The celebration served as a reminder the impact a school can have on its citizens and the community.
Current and former Broncos, educators and community leaders came together to celebrate Burney Elementary School’s centennial birthday celebration last week to honor its rich history and the pivotal role it has played in shaping young minds for the last 100 years.
The anniversary celebration kicked off with a program in the school cafeteria paying tribute to the school’s namesake, Esther Dorothy Burney. Distinguished speakers included Principal Brooke Quinlan, Dr. Larry Sykes and Dr. Mary Knox.
Burney, who, with her husband Professor E.G. Burney, moved to Plant City in 1885 and were two of the city’s earliest educators, teaching students in a one-room log cabin at a cost per student of $1.50 per month. Hillsborough County Public Schools constructed the school in 1923, naming it after Burney for her exceptional local contribution to education.
“This school stands on her shoulders and she was an exceptional woman,” said Principal Brooke Quinlan. “She married later in life and never had children of her own but she was often considered the ‘mother of education in Plant City’ and while she never taught here her love for education reverberates in each and every room and each and every teacher at the school.”
Over the years, the school site has seen several transformations, from its humble beginnings in a single two-story brick building to the expanded, multi-structure school it is today. It has served as an elementary school for grades one through six, a sixth-grade center, a “strawberry school”, the temporary location of Tomlin Junior High School and an exceptional education and alternative education center.
To prepare for the ceremony, Quinlan spent months researching the school’s rich history. “I’ve done more research for this event than I’ve done in my entire life, I have learned so many things about the school that I didn’t know before,” she said.

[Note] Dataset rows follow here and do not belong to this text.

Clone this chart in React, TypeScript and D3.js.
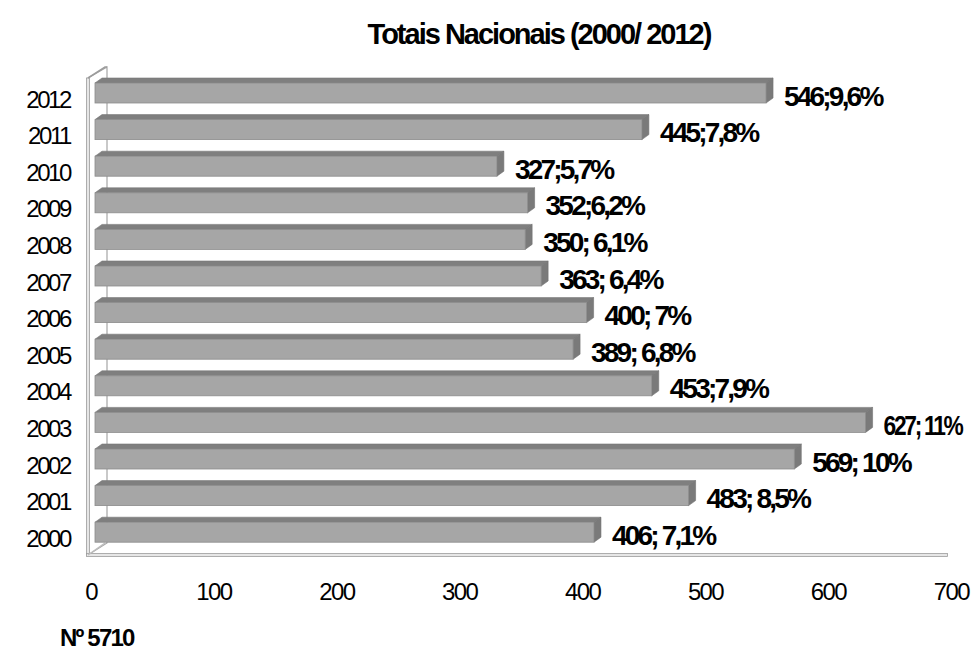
import React, { useLayoutEffect, useRef } from "react";
import * as d3 from "d3";

const years = ["2012", "2011", "2010", "2009", "2008", "2007", "2006", "2005", "2004", "2003", "2002", "2001", "2000"];
const values = [546, 445, 327, 352, 350, 363, 400, 389, 453, 627, 569, 483, 406];
const labels = ["546;9,6%", "445;7,8%", "327;5,7%", "352;6,2%", "350; 6,1%", "363; 6,4%", "400; 7%", "389; 6,8%", "453;7,9%", "627; 11%", "569; 10%", "483; 8,5%", "406; 7,1%"];
const xTicks = [0, 100, 200, 300, 400, 500, 600, 700];
const title = "Totais Nacionais (2000/ 2012)";
const footer = "Nº 5710";

const W = 974;
const H = 651;
const FONT = "'Liberation Sans', Arial, sans-serif";
const RIGHT_LIMIT = 964;

export default function App() {
  const x = d3.scaleLinear().domain([0, 700]).range([95, 95 + 700 * 1.229]);
  const y = d3.scalePoint<string>().domain(years).range([93, 532.2]);
  const half = 10;
  const dx = 7;
  const dy = 5;
  const labelGap = 18;

  const wallFrontX = 88;
  const wallBackX = 107;
  const wallTopFront = 78;
  const wallTopBack = 67;
  const floorFront = 555;
  const floorBack = 543;

  const labelRefs = useRef<(SVGTextElement | null)[]>([]);

  useLayoutEffect(() => {
    labelRefs.current.forEach((el, i) => {
      if (!el) return;
      const start = x(values[i]) + labelGap;
      const bb = el.getBBox();
      const right = bb.x + bb.width;
      if (right > RIGHT_LIMIT) {
        const k = (RIGHT_LIMIT - start) / (right - start);
        el.setAttribute("transform", `translate(${start},0) scale(${k},1) translate(${-start},0)`);
      }
    });
  }, []);

  return (
    <div style={{ position: "absolute", left: 0, top: 0 }}>
      <svg width={W} height={H} style={{ display: "block", background: "#fff" }}>
        <text x={539} y={44} textAnchor="middle" fontFamily={FONT} fontWeight="bold" fontSize={29} letterSpacing={-2} fill="#000">
          {title}
        </text>

        <polygon
          points={`${wallFrontX},${wallTopFront} ${wallBackX},${wallTopBack} ${wallBackX},${floorBack} ${wallFrontX},${floorFront}`}
          fill="#fff"
          stroke="#a6a6a6"
          strokeWidth={1.2}
        />
        <rect x={wallFrontX - 1.5} y={wallTopFront} width={3} height={floorFront - wallTopFront} fill="#e6e6e6" stroke="#9c9c9c" strokeWidth={0.8} />
        <polyline points={`${wallFrontX},${wallTopFront} ${wallBackX - 2},${wallTopBack} ${wallBackX},${wallTopBack}`} fill="none" stroke="#9c9c9c" strokeWidth={1.5} />
        <rect x={wallFrontX - 1.5} y={floorFront - 1.5} width={949 - wallFrontX} height={3} fill="#e6e6e6" stroke="#9c9c9c" strokeWidth={0.8} />
        <line x1={wallFrontX} y1={floorFront} x2={wallBackX - 2} y2={floorBack} stroke="#bdbdbd" strokeWidth={1.5} />

        {years.map((yr, i) => {
          const cy = y(yr) as number;
          const x0 = x(0);
          const x1 = x(values[i]);
          const yt = cy - half;
          const yb = cy + half;
          return (
            <g key={yr}>
              <polygon
                points={`${x0},${yt} ${x0 + dx},${yt - dy} ${x1 + dx},${yt - dy} ${x1},${yt}`}
                fill="#7f7f7f"
                stroke="#777"
                strokeWidth={0.6}
              />
              <polygon
                points={`${x1},${yt} ${x1 + dx},${yt - dy} ${x1 + dx},${yb - dy} ${x1},${yb}`}
                fill="#7a7a7a"
                stroke="#737373"
                strokeWidth={0.6}
              />
              <rect x={x0} y={yt} width={x1 - x0} height={yb - yt} fill="#a6a6a6" stroke="#8c8c8c" strokeWidth={0.8} />
              <text
                ref={(el) => {
                  labelRefs.current[i] = el;
                }}
                x={x1 + labelGap}
                y={cy + 3}
                dominantBaseline="central"
                fontFamily={FONT}
                fontWeight="bold"
                fontSize={28}
                letterSpacing={-2.8}
                fill="#000"
              >
                {labels[i]}
              </text>
              <text
                x={70}
                y={cy + 6}
                dominantBaseline="central"
                textAnchor="end"
                fontFamily={FONT}
                fontSize={24}
                letterSpacing={-2.4}
                fill="#000"
              >
                {yr}
              </text>
            </g>
          );
        })}

        {xTicks.map((t) => (
          <text
            key={t}
            x={x(t) - 4}
            y={591}
            dominantBaseline="central"
            textAnchor="middle"
            fontFamily={FONT}
            fontSize={24}
            letterSpacing={-1.6}
            fill="#000"
          >
            {t}
          </text>
        ))}

        <text x={60} y={646} fontFamily={FONT} fontWeight="bold" fontSize={24} letterSpacing={-1.8} fill="#000">
          {footer}
        </text>
      </svg>
    </div>
  );
}
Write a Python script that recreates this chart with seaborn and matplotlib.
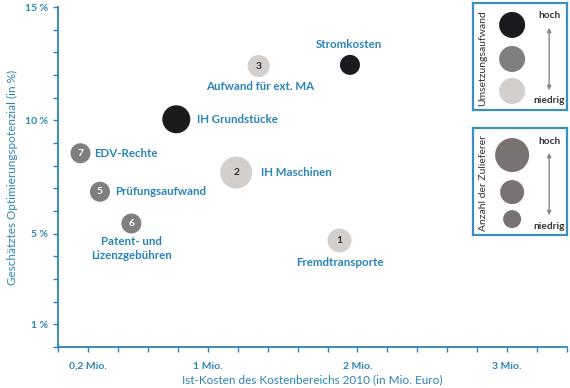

While the school’s history is important and part of its legacy, what the school stands for and its impact on the community today are laying the foundation for future generations. In addition to educating students, the school’s support system includes a full-time guidance counselor, social worker and psychologist, an on-site food pantry, reading and math coaches and intervention specialists to ensure all students reach their greatest potential.
Quinlan ended the presentation with an invitation to tour the original building, where students shared additional facts about the school’s history. Student historians included Xyla Simmons, Lizmar Delgado-Figueroa, Marysarai Trujillo, Damien Quick and Maximo de la Luz.
Hillsborough County School Superintendent Van Ayres attended the celebration. “Our motto is Hillsborough Strong and building upon the strength and tradition Hillsborough County Public Scools has and I wouldn’t have missed this for the world,” he said. “What makes us great is our tradition and this is what it’s about.”